The concept of environmental rights is certainly not new; it can be seen in common law principles like the public trust doctrine, which established the public's right to access navigable waterways, beaches, and coastlines. But Pennsylvania's statement of rights, further validated through precedent-setting state supreme court opinions, has the potential to defend and prioritize environmental protection in a way few other mechanisms have. It is a legal provision and an important ethical and political statement: These individual rights to a clean and healthy environment are "inviolate," the court has said, and the result of the "social contract between government and the people."
The amendment's reach
I spoke recently with Maya van Rossum, the Delaware Riverkeeper and one of the plaintiffs in Robinson Township v. Commonwealth, about the promise of environmental rights. She recently authored a new book, The Green Amendment, and has emerged as a strong advocate for the idea, helping other states — Maryland, New Jersey, and New York — adopt similar constitutional provisions (and perhaps, eventually, the federal government).
One frequently heard criticism is that the wording of the amendment is often so broad as to seem meaningless, but that is no different from our other fundamental rights, van Rossum argues. Freedom of speech and religion have both required further policy and legal deliberations to define their extent and practical meaning.
Equally true, as with all rights, the right to a clean environment is not absolute, but must be balanced against other rights. Just as there are constraints on one's free speech rights, there will be times when environmental rights must be moderated or superseded by some other public interest, when environmental rights will be overruled by a "compelling state interest," van Rossum says. It will remain to the courts to judge these limits, as they do with other rights.
An especially interesting question is whether the Pennsylvania environmental amendment could be interpreted to require an affirmative duty to ensure that all residents have at least daily contact with nature. Numerous studies show significant differences in access to parks, trees, and nature depending on race and income. Greener neighborhoods deliver many positive benefits, and evidence shows that mental and physical health is better in those neighborhoods. Could such a constitutional right to environment serve as a legal basis for rectifying these often dramatically different and unjust environmental and health conditions? It seems a strong possibility.
Maya van Rossum believes environmental rights support environmental justice in other ways. Under an environmental amendment there can be no "sacrifice zones," where lower income neighborhoods or neighborhoods of color are forced to endure disproportionate environmental ills for some greater public good. The Pennsylvania Environmental Rights Amendment helps to buttress the ethical and legal underpinnings of environmental planning — the environment is not understood as a luxury, or as something optional, but must be protected in the same ways we protect freedom of speech or freedom of religion.
She notes that often it is another kind of right — individual property rights — that tend to prevail when they bump up against environmental regulations and safeguards.

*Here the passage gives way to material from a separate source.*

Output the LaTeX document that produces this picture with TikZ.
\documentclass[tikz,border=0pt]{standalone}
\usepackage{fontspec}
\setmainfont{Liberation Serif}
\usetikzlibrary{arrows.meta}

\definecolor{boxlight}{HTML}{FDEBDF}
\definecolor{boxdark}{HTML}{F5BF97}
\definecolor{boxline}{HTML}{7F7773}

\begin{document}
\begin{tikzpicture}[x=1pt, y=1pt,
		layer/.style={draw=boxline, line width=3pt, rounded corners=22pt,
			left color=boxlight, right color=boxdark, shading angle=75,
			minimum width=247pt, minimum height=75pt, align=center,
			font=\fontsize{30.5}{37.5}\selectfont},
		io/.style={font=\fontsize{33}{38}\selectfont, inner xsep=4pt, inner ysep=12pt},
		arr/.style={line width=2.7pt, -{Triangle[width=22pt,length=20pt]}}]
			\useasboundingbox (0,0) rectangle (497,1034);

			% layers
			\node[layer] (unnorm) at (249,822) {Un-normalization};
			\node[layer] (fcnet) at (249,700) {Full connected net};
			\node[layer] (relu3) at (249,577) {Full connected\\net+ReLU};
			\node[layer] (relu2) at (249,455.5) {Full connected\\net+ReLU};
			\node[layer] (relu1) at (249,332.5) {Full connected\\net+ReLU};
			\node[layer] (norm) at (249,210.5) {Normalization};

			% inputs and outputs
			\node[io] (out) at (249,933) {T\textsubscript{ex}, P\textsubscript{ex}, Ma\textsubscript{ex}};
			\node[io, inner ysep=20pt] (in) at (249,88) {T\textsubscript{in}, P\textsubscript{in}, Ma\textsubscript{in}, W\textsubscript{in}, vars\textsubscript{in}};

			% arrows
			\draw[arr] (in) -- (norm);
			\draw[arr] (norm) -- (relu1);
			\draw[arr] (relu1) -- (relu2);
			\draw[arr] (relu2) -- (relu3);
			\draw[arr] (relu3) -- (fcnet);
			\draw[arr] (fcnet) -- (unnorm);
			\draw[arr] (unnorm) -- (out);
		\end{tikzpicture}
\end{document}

A state constitutional right to a clean environment would serve as a needed "check" on property rights, she says. The constitutional right to a clean environment serves to "place a thumb on the scale in favor of the environment" (to paraphrase a judge's words). These rights will necessarily come into conflict, but she believes the right to a clean environment "gets that little extra umph because of the quality of the right and the number of people for whom you are protecting it."
The implications of a Pennsylvania-style right to the environment extend well beyond the law. Van Rossum describes a "mindshift" that also results, as those engaged in politics and environmental advocacy find new and potent arguments to make. "Right now people go into public meetings imploring and hoping that their government officials will do the right thing. Well, with environmental rights they go into public meetings demanding and expecting," she says. "They proudly quote the language," of the constitutional provision, giving them "more credibility in their own minds and in the minds of others."

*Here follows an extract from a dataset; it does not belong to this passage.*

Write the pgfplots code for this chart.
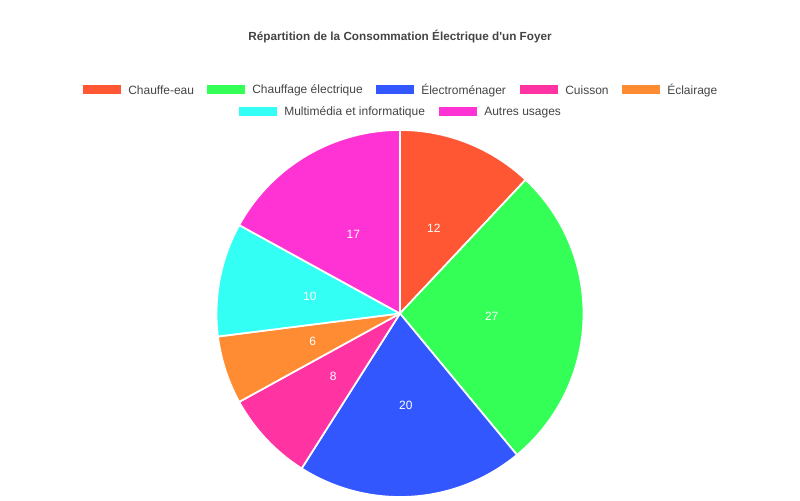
\documentclass[border=0pt]{standalone}
\usepackage{fontspec}
\setmainfont{Liberation Sans}
\newfontfamily\plainfont{Liberation Sans}
\usepackage{pgfplots}
\usepackage{pgfplotstable}
\pgfplotsset{compat=1.18}

\definecolor{slice0}{HTML}{FF5733}
\definecolor{slice1}{HTML}{33FF57}
\definecolor{slice2}{HTML}{3357FF}
\definecolor{slice3}{HTML}{FF33A1}
\definecolor{slice4}{HTML}{FF8C33}
\definecolor{slice5}{HTML}{33FFF5}
\definecolor{slice6}{HTML}{FF33D4}
\definecolor{txtgray}{HTML}{444444}

% share of each usage, in %
\pgfplotstableread[col sep=comma]{
name,value
Chauffe-eau,12
Chauffage électrique,27
Électroménager,20
Cuisson,8
Éclairage,6
Multimédia et informatique,10
Autres usages,17
}\piedata

\newcommand\legfont{\fontsize{9}{11}\selectfont}
\newcommand\slicefont{\fontsize{9}{11}\selectfont}

\begin{document}
\begin{tikzpicture}
\begin{axis}[
    width=600pt, height=375pt, scale only axis,
    xmin=0, xmax=800, ymin=0, ymax=500,
    hide axis, clip=false,
    ]
    \path (rel axis cs:0,0) rectangle (rel axis cs:1,1);

    % total of all slices
    \def\total{0}
    \pgfplotsforeachungrouped \i in {0,...,6}{
        \pgfplotstablegetelem{\i}{value}\of\piedata
        \pgfmathsetmacro\total{\total+\pgfplotsretval}
    }

    % slices, clockwise from 12 o'clock
    \def\angacc{90}
    \pgfplotsforeachungrouped \i in {0,...,6}{
        \pgfplotstablegetelem{\i}{value}\of\piedata
        \let\v\pgfplotsretval
        \pgfmathsetmacro\aend{\angacc-360*\v/\total}
        \pgfmathsetmacro\amid{(\angacc+\aend)/2}
        \pgfmathsetmacro\lx{400+91.75*cos(\amid)}
        \pgfmathsetmacro\ly{186.5+91.75*sin(\amid)}
        \edef\temp{%
            \noexpand\addplot[fill=slice\i, draw=white, line width=1.3pt,
                line join=round, mark=none, domain=\aend:\angacc, samples=80,
                variable=\noexpand\t]
                ({400+183.5*cos(\noexpand\t)},{186.5+183.5*sin(\noexpand\t)})
                -- (400,186.5) -- cycle;
            \noexpand\node[text=white, font=\noexpand\slicefont]
                at (axis cs:\lx,\ly) {\v};
        }
        \temp
        \let\angacc\aend
    }

    % title
    \node[text=txtgray, font=\plainfont\fontsize{8.8}{11}\selectfont\bfseries]
        at (axis cs:400,463) {Répartition de la Consommation Électrique d'un Foyer};

    % legend
    \fill[slice0] (axis cs:83,405.5) rectangle (axis cs:121,415);
    \node[anchor=west, inner sep=0, text=txtgray, font=\legfont] at (axis cs:128,409.3) {Chauffe-eau};
    \fill[slice1] (axis cs:207,405.5) rectangle (axis cs:245,415);
    \node[anchor=west, inner sep=0, text=txtgray, font=\legfont] at (axis cs:252,409.3) {Chauffage électrique};
    \fill[slice2] (axis cs:376,405.5) rectangle (axis cs:414,415);
    \node[anchor=west, inner sep=0, text=txtgray, font=\legfont] at (axis cs:421,409.3) {Électroménager};
    \fill[slice3] (axis cs:520,405.5) rectangle (axis cs:558,415);
    \node[anchor=west, inner sep=0, text=txtgray, font=\legfont] at (axis cs:565,409.3) {Cuisson};
    \fill[slice4] (axis cs:622,405.5) rectangle (axis cs:660,415);
    \node[anchor=west, inner sep=0, text=txtgray, font=\legfont] at (axis cs:667,409.3) {Éclairage};
    \fill[slice5] (axis cs:239,383.5) rectangle (axis cs:277,393);
    \node[anchor=west, inner sep=0, text=txtgray, font=\legfont] at (axis cs:284,387.3) {Multimédia et informatique};
    \fill[slice6] (axis cs:439,383.5) rectangle (axis cs:477,393);
    \node[anchor=west, inner sep=0, text=txtgray, font=\legfont] at (axis cs:484,387.3) {Autres usages};
\end{axis}
\end{tikzpicture}
\end{document}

A promising direction is the possibility of establishing an affirmative right to contact with nature and to nature-rich cities and urban neighborhoods. As van Rossum notes, the environmental rights amendment has a strong antidegradation focus — it aims to prevent harm to the environment. Yet at the same time she also believes there is a duty to restore natural environments that have been degraded. "Everybody has the same right to a healthy environment," she says, "so if that right has already been taken, and if that right has already been infringed upon, there is a duty to restore. We believe that this is a part of the green amendment."
A strident view of the amendment could judge restoration based on the natural conditions and functioning of an urban neighborhood or site predevelopment. It might be unrealistic to assume a dense office building or an urban neighborhood would look like a Douglas fir forest, but it could be required to function like one — via stormwater retention, for instance, or filtration and recycling of wastewater, or provision of shade and cooling. A set of natural performance standards that must be met might also serve the purpose, like the Bullitt Center in Seattle, or other buildings that satisfy the Living Building Challenge.

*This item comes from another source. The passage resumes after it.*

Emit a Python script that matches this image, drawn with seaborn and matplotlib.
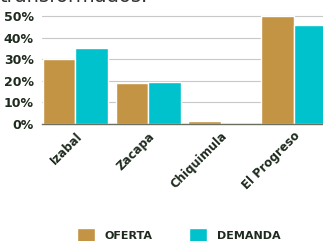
import pandas as pd
import matplotlib.pyplot as plt
import seaborn as sns
from matplotlib.patches import Patch

sns.set_theme(style="whitegrid")
plt.rcParams['font.family'] = ['DejaVu Sans']

# data
departamentos = ["Izabal", "Zacapa", "Chiquimula", "El Progreso"]
oferta = [30, 19, 1.2, 50]
demanda = [35, 19.5, 0, 46]

GOLD = "#C29444"
CYAN = "#00C2CC"
TEXT = "#1e2a1e"

df = pd.DataFrame({
    "Departamento": departamentos * 2,
    "Tipo": ["OFERTA"] * len(departamentos) + ["DEMANDA"] * len(departamentos),
    "Valor": oferta + demanda,
})

fig = plt.figure(figsize=(3.23, 2.41), dpi=100)
ax = fig.add_axes([42 / 323, 117 / 241, 288.3 / 323, 110.2 / 241])

sns.barplot(data=df, x="Departamento", y="Valor", hue="Tipo",
            palette=[GOLD, CYAN], saturation=1, width=0.9,
            edgecolor="white", linewidth=1, legend=False, ax=ax)

ax.set_xlim(-0.46, 3.5)
ax.set_ylim(0, 51)
ax.set_yticks([0, 10, 20, 30, 40, 50])
ax.set_yticklabels([f"{v}%" for v in [0, 10, 20, 30, 40, 50]],
                   fontsize=9, fontweight="bold", color=TEXT)
ax.set_xticks(range(len(departamentos)))
ax.set_xticklabels(departamentos, rotation=45, ha="right",
                   rotation_mode="anchor", fontsize=8.5,
                   fontweight="bold", color=TEXT)
ax.tick_params(axis="y", length=0, pad=6)
ax.tick_params(axis="x", length=0, pad=4)
ax.set_xlabel("")
ax.set_ylabel("")

ax.set_facecolor("white")
ax.grid(axis="x", visible=False)
ax.grid(axis="y", color="#c8c8c8", linewidth=0.8)
for side in ["top", "right", "left"]:
    ax.spines[side].set_visible(False)
ax.spines["bottom"].set_color("#6b6f60")
ax.spines["bottom"].set_linewidth(1.0)

# last line of the intro text, cut off at the top as in the source
fig.text(0.0, 1 - 1.5 / 241, "transformados.", fontsize=14, color="#333333",
         va="baseline", ha="left")

handles = [Patch(facecolor=GOLD, label="OFERTA"),
           Patch(facecolor=CYAN, label="DEMANDA")]
fig.legend(handles=handles, loc="upper left",
           bbox_to_anchor=(67 / 323, 1 - 218 / 241), ncol=2, frameon=False,
           prop={"weight": "bold", "size": 8}, labelcolor=TEXT,
           handlelength=1.6, handleheight=1.6, columnspacing=3.3,
           handletextpad=0.9)

fig.savefig("out.png", dpi=100)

Is there a downside to such environmental rights? Might they spur on greater amounts of litigation, as we rely on courts to interpret and apply the right, and could such a constitutional amendment even be used to by NIMBYists to stop worthy projects from moving forward? Possibly, but overall, such a constitutional provision seems likely to strengthen the position of the weakest voices — those in lower-income and minority communities, to be sure, but also voiceless ecosystems and species. There are interesting possibilities here for establishing an even stronger basis for environmental law and planning. Policies that prevent the extinction of species, the exhausting of woodlands, and the irreversible destruction of natural features of beauty and wonder could all gain a legal ally.
Timothy Beatley is the Teresa Heinz Professor of Sustainable Communities at the University of Virginia, where he directs the Biophilic Cities Project.